Retype nothing but the lines from the start of the material up to and including the line with "(l2) at (502,232)". Pictures don't belong in the copy.

— START ROWS —

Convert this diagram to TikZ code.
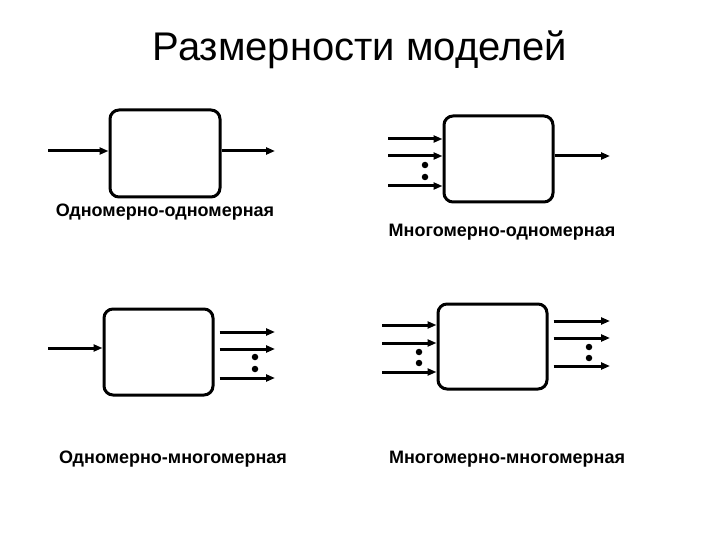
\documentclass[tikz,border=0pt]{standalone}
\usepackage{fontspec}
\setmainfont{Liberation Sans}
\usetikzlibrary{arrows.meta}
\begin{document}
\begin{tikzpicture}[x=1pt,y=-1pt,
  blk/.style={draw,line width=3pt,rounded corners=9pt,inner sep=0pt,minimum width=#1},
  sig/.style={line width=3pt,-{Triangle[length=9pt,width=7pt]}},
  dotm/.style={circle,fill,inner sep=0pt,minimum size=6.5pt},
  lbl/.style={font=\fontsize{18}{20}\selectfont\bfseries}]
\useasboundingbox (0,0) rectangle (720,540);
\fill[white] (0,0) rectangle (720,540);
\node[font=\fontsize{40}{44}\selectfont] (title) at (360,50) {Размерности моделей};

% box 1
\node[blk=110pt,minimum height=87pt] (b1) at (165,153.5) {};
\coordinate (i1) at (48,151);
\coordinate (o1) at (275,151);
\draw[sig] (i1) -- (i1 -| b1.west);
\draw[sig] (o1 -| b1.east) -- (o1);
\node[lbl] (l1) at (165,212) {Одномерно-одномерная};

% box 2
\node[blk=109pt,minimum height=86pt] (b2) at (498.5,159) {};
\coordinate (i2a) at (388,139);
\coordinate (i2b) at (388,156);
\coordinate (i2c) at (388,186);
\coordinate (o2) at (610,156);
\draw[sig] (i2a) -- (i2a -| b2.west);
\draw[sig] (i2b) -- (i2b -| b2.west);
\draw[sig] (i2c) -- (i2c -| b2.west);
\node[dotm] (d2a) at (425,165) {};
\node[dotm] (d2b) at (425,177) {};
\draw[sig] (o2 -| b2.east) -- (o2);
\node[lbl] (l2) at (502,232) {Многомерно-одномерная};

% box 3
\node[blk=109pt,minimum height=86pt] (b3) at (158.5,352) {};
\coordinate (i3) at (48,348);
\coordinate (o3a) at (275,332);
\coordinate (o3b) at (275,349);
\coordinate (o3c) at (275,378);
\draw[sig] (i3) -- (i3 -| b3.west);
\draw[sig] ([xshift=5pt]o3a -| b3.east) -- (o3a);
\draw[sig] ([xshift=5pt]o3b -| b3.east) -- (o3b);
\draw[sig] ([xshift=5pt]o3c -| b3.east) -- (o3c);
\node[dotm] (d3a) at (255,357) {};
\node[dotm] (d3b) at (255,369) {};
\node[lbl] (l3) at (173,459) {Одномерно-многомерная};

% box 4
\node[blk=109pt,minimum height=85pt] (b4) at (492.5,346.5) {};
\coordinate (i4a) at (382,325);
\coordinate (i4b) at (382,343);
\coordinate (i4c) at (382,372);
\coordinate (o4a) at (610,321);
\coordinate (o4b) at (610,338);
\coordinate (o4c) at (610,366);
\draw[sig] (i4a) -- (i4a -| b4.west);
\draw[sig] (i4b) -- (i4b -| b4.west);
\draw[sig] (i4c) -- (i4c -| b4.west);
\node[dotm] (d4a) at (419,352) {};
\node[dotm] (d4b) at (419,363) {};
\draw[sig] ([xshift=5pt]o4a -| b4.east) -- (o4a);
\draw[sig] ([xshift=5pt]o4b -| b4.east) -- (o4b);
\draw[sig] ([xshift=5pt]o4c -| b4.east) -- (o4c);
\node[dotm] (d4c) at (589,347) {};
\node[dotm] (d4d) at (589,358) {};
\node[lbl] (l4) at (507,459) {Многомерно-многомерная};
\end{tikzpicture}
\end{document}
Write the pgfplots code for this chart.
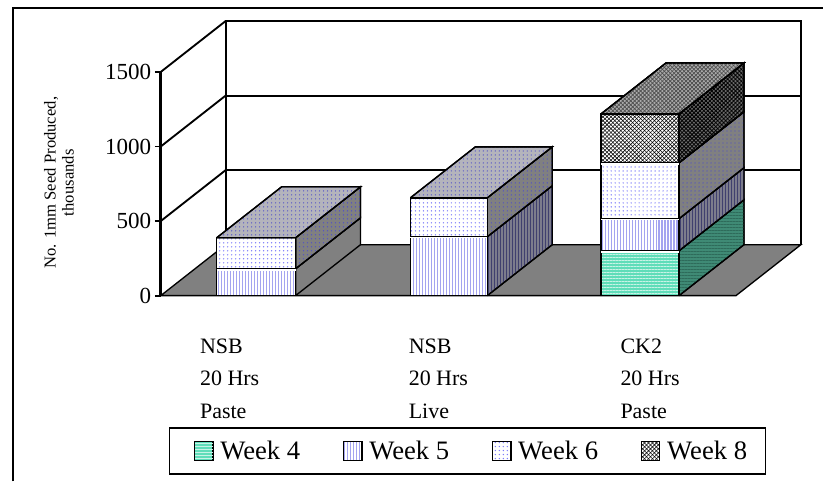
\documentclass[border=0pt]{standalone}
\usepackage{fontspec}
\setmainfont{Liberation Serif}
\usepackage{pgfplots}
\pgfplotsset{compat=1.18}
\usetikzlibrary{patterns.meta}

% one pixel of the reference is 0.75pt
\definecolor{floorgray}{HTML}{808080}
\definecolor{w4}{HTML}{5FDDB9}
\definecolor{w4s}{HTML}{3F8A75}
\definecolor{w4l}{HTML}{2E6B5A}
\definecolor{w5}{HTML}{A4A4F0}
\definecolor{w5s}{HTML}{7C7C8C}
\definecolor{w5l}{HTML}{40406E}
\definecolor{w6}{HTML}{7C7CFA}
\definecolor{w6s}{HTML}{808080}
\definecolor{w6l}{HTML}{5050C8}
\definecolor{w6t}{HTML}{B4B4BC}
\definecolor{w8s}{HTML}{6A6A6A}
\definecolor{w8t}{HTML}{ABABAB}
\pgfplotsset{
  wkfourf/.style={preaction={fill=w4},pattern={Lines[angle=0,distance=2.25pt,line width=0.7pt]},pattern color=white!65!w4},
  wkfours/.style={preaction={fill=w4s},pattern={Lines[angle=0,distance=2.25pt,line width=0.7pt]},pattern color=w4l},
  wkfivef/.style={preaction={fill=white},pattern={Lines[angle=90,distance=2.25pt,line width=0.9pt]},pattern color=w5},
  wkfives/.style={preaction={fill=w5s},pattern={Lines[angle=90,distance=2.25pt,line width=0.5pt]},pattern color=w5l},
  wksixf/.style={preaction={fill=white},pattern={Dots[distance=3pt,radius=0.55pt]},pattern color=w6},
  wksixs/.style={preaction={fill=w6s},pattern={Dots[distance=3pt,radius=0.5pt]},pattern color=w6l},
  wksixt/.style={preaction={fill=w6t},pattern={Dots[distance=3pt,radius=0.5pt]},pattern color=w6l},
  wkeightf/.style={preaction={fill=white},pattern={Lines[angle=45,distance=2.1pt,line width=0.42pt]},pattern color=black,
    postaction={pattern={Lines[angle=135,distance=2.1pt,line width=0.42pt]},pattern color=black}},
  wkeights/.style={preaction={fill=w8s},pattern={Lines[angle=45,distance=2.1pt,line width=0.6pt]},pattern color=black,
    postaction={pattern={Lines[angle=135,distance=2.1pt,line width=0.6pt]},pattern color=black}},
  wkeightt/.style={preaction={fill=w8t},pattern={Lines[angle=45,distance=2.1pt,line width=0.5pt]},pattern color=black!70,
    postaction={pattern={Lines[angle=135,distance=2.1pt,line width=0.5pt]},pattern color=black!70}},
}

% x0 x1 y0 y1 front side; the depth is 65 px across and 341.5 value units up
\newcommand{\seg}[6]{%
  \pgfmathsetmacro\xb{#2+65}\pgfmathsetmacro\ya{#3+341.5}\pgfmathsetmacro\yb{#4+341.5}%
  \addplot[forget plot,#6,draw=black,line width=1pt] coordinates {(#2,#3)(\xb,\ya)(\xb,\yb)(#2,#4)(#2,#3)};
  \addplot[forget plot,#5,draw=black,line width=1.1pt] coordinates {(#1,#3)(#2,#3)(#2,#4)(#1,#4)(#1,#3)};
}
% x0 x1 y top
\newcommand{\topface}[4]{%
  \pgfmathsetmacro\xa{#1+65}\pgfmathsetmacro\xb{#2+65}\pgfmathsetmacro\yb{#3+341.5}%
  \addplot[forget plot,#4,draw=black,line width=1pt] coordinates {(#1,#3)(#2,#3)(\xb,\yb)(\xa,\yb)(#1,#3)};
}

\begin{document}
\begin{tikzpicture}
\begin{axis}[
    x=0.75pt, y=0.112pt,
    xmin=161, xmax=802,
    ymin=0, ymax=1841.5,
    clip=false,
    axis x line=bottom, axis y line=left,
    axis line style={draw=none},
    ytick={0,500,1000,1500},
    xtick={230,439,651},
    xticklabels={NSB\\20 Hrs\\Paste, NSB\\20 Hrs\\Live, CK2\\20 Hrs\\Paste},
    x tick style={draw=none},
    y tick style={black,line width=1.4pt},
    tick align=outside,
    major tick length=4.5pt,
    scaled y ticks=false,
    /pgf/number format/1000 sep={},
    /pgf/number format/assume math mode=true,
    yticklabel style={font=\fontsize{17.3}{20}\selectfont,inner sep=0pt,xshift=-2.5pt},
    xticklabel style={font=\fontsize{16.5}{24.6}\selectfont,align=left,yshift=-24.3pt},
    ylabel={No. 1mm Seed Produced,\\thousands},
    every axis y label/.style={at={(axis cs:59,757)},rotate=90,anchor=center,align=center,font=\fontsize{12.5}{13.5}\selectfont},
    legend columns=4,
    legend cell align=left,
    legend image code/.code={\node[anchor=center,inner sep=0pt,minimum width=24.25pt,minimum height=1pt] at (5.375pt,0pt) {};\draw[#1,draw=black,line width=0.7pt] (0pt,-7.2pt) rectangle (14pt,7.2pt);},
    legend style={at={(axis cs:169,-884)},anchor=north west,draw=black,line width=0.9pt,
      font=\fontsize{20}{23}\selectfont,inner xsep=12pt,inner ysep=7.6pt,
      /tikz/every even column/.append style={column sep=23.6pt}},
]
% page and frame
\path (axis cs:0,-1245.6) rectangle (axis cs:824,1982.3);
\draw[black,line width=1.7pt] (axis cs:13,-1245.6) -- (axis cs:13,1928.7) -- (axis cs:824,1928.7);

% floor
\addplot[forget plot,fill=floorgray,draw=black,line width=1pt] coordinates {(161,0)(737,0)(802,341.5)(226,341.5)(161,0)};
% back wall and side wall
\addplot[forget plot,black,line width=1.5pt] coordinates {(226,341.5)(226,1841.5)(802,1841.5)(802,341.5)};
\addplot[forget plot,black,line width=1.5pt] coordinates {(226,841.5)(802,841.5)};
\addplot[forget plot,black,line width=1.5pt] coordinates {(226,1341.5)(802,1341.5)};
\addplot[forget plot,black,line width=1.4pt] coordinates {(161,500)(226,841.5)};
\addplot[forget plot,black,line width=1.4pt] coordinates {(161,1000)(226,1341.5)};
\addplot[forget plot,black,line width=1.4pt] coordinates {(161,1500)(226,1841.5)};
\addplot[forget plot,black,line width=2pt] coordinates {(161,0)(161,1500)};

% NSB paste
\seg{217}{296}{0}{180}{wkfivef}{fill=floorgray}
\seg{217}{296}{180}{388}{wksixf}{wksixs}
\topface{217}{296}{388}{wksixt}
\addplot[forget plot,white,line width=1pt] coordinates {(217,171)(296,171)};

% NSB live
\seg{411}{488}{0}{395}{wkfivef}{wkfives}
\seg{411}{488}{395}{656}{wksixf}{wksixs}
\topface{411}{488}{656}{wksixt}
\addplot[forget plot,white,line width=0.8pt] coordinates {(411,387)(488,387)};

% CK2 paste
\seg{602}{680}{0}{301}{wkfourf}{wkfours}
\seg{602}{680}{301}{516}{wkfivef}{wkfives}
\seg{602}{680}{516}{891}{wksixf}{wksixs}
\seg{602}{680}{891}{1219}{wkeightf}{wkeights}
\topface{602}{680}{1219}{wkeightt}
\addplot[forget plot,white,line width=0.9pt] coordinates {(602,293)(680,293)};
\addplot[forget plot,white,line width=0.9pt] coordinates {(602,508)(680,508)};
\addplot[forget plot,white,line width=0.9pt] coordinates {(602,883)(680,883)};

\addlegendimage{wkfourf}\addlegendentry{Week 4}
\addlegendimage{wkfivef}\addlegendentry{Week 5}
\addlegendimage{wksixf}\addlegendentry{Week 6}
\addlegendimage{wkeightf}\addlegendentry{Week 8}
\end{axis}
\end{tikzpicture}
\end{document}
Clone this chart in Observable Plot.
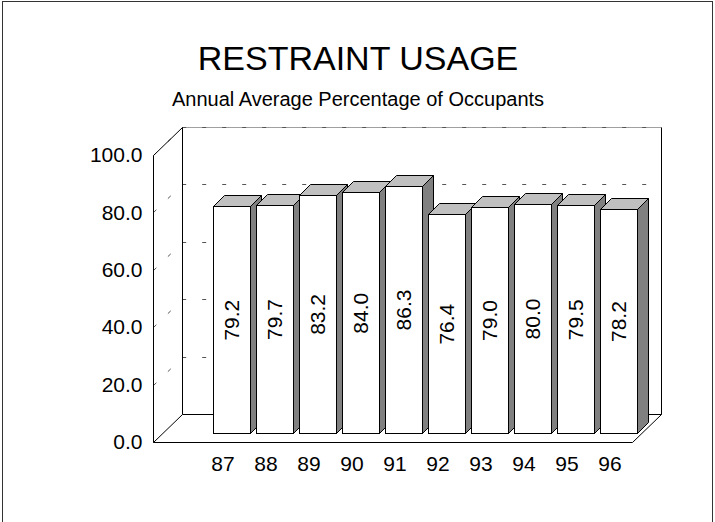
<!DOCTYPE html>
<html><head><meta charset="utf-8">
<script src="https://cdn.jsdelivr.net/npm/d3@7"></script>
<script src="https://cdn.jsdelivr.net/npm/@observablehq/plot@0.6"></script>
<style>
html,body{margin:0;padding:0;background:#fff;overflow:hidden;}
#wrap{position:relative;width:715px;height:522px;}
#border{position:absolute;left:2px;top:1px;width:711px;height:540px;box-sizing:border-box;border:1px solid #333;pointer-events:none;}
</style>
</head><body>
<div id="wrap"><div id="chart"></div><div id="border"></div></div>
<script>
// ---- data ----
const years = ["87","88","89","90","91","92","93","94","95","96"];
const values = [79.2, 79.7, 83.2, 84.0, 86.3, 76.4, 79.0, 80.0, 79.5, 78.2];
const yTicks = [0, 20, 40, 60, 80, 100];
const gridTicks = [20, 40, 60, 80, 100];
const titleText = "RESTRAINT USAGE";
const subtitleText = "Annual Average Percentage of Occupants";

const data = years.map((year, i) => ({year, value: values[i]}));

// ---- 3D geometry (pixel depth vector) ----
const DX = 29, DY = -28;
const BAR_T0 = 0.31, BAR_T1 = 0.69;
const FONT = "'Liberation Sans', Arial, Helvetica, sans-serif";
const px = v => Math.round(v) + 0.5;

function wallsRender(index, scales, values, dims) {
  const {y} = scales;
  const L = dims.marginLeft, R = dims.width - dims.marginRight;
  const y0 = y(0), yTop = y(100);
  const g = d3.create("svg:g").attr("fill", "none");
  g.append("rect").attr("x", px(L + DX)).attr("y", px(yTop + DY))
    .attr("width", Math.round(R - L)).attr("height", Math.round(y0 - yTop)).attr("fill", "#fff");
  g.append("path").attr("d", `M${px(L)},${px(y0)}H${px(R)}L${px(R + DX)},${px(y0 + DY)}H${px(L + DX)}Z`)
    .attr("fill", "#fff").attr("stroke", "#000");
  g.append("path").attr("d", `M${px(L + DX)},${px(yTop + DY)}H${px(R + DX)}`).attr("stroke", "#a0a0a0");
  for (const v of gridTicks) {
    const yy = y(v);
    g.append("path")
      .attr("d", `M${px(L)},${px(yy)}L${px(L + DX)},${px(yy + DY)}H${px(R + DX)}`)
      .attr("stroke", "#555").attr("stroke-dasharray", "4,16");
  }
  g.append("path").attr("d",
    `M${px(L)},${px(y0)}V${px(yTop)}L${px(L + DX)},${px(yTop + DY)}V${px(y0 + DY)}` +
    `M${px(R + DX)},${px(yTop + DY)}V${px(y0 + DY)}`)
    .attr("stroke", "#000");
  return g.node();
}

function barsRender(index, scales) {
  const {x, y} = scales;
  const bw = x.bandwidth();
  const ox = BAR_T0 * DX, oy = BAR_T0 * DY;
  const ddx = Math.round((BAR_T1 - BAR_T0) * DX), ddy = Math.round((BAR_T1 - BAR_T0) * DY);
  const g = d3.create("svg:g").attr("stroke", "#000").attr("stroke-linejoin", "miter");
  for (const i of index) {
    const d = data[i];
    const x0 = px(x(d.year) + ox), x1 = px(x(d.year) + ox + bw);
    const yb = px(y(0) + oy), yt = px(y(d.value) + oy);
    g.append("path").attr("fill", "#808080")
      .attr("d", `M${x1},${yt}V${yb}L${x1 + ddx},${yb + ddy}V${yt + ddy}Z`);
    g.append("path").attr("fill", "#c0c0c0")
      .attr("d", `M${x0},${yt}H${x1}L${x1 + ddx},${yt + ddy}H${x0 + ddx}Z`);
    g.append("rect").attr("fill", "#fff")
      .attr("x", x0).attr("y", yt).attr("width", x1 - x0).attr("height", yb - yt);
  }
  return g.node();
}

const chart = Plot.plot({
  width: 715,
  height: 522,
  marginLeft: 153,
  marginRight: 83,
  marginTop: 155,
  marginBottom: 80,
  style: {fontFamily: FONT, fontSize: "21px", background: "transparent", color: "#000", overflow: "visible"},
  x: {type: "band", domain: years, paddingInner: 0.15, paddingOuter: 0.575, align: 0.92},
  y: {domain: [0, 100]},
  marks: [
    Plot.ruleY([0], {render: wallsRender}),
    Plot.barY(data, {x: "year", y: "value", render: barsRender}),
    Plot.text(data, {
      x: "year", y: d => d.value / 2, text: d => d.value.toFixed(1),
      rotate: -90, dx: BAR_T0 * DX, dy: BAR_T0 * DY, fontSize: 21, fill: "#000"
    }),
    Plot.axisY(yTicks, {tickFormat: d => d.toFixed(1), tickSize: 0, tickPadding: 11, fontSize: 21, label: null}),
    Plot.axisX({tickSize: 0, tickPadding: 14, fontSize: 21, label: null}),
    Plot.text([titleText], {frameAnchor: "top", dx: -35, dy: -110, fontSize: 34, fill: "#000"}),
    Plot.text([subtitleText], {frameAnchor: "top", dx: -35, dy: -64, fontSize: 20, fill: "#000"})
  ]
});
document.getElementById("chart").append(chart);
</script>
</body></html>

— END ROWS —

» ANSWER IN FULL:
Convert this diagram to TikZ code.
\documentclass[tikz,border=0pt]{standalone}
\usepackage{fontspec}
\setmainfont{Liberation Sans}
\usetikzlibrary{arrows.meta}
\begin{document}
\begin{tikzpicture}[x=1pt,y=-1pt,
  blk/.style={draw,line width=3pt,rounded corners=9pt,inner sep=0pt,minimum width=#1},
  sig/.style={line width=3pt,-{Triangle[length=9pt,width=7pt]}},
  dotm/.style={circle,fill,inner sep=0pt,minimum size=6.5pt},
  lbl/.style={font=\fontsize{18}{20}\selectfont\bfseries}]
\useasboundingbox (0,0) rectangle (720,540);
\fill[white] (0,0) rectangle (720,540);
\node[font=\fontsize{40}{44}\selectfont] (title) at (360,50) {Размерности моделей};

% box 1
\node[blk=110pt,minimum height=87pt] (b1) at (165,153.5) {};
\coordinate (i1) at (48,151);
\coordinate (o1) at (275,151);
\draw[sig] (i1) -- (i1 -| b1.west);
\draw[sig] (o1 -| b1.east) -- (o1);
\node[lbl] (l1) at (165,212) {Одномерно-одномерная};

% box 2
\node[blk=109pt,minimum height=86pt] (b2) at (498.5,159) {};
\coordinate (i2a) at (388,139);
\coordinate (i2b) at (388,156);
\coordinate (i2c) at (388,186);
\coordinate (o2) at (610,156);
\draw[sig] (i2a) -- (i2a -| b2.west);
\draw[sig] (i2b) -- (i2b -| b2.west);
\draw[sig] (i2c) -- (i2c -| b2.west);
\node[dotm] (d2a) at (425,165) {};
\node[dotm] (d2b) at (425,177) {};
\draw[sig] (o2 -| b2.east) -- (o2);
\node[lbl] (l2) at (502,232) {Многомерно-одномерная};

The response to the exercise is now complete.